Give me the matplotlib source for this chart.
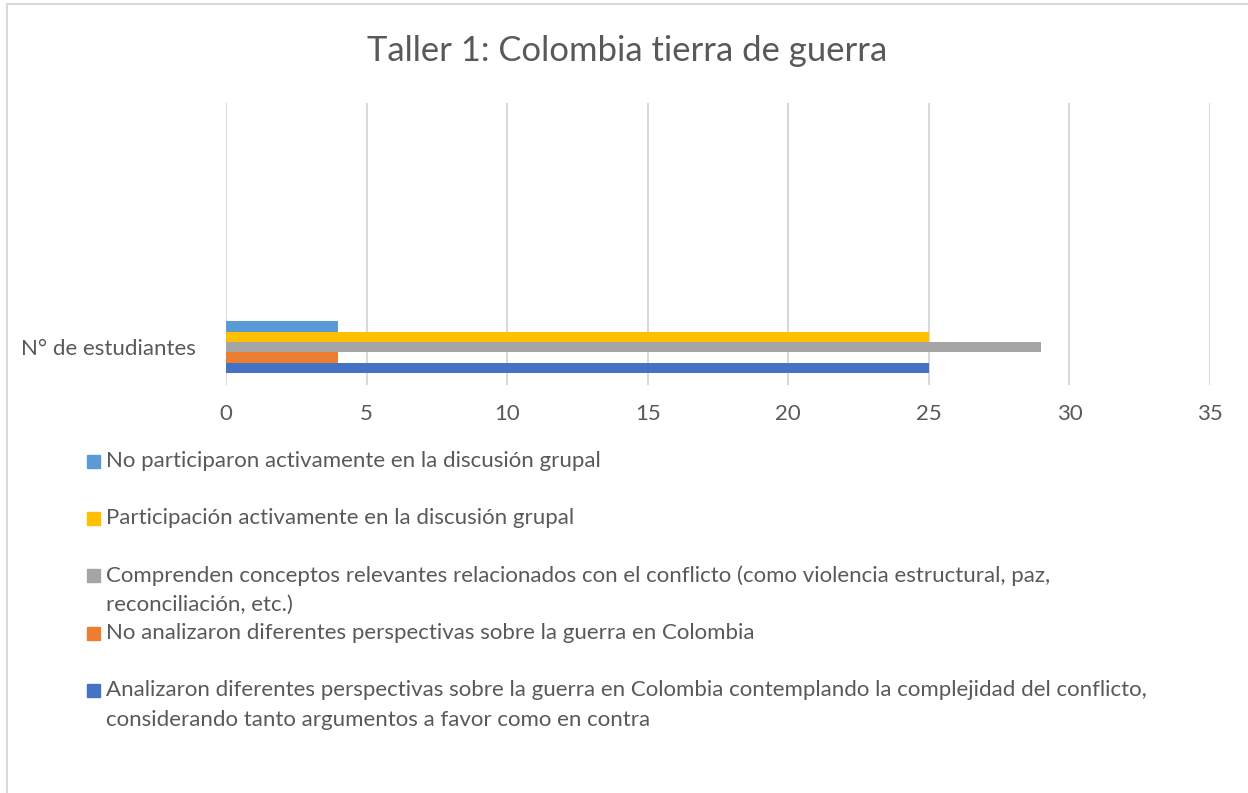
import matplotlib.pyplot as plt
from matplotlib.patches import Rectangle

plt.rcParams['font.family'] = ['Lato', 'DejaVu Sans']

categoria = 'N° de estudiantes'
series = [
    'Analizaron diferentes perspectivas sobre la guerra en Colombia contemplando la complejidad del conflicto,\nconsiderando tanto argumentos a favor como en contra',
    'No analizaron diferentes perspectivas sobre la guerra en Colombia',
    'Comprenden conceptos relevantes relacionados con el conflicto (como violencia estructural, paz,\nreconciliación, etc.)',
    'Participación activamente en la discusión grupal',
    'No participaron activamente en la discusión grupal',
]
valores = [25, 4, 29, 25, 4]
colores = ['#4472C4', '#ED7D31', '#A5A5A5', '#FFC000', '#5B9BD5']
xticks = [0, 5, 10, 15, 20, 25, 30, 35]

fig = plt.figure(figsize=(12.48, 7.93), dpi=100)
W, H = 1248, 793

# chart frame (only left and top edges visible in the picture)
fig.patches.append(Rectangle((6.5 / W, -0.1), 1.2, 1.1 - 4.5 / H, transform=fig.transFigure,
                             fill=False, edgecolor='#d9d9d9', linewidth=1.5))

ax = fig.add_axes([226 / W, 1 - 385 / H, (1210 - 226) / W, (385 - 103) / H])
n = len(valores)
for i in range(n):
    ax.barh(i - (n - 1) / 2, valores[i], height=1.0, color=colores[i], zorder=3)

ax.set_xlim(0, 35)
ax.set_ylim(-3.65, 23.5)
ax.set_xticks(xticks)
ax.set_xticklabels([str(t) for t in xticks])
ax.set_yticks([0])
ax.set_yticklabels([categoria])
ax.tick_params(axis='both', length=0, labelsize=16, colors='#595959')
ax.tick_params(axis='x', pad=14)
ax.tick_params(axis='y', pad=22)
ax.grid(axis='x', color='#d9d9d9', linewidth=1.5, zorder=0)
for s in ax.spines.values():
    s.set_visible(False)

fig.text(627 / W, 1 - 51 / H, 'Taller 1: Colombia tierra de guerra', ha='center', va='center',
         fontsize=24.9, color='#595959')

# legend, top entry first
ys = [461, 518, 575, 633, 690]
for k, i in enumerate(range(n - 1, -1, -1)):
    y = ys[k]
    fig.patches.append(Rectangle((87 / W, 1 - (y + 6.5) / H), 13 / W, 13 / H,
                                 transform=fig.transFigure, color=colores[i]))
    fig.text(106 / W, 1 - (y - 10) / H, series[i], ha='left', va='top', fontsize=16,
             color='#595959', linespacing=1.6)

fig.savefig('out.png', dpi=100)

→ YOUR OBJECTIVE: Write out exactly the lines between the start of the data and the line with "plt.rcParams['font.family'] = ['Lato', 'DejaVu", including both, but none of the pictures.

→ WRITTEN SOLUTION:
Give me the matplotlib source for this chart.
import matplotlib.pyplot as plt
from matplotlib.patches import Rectangle

plt.rcParams['font.family'] = ['Lato', 'DejaVu Sans']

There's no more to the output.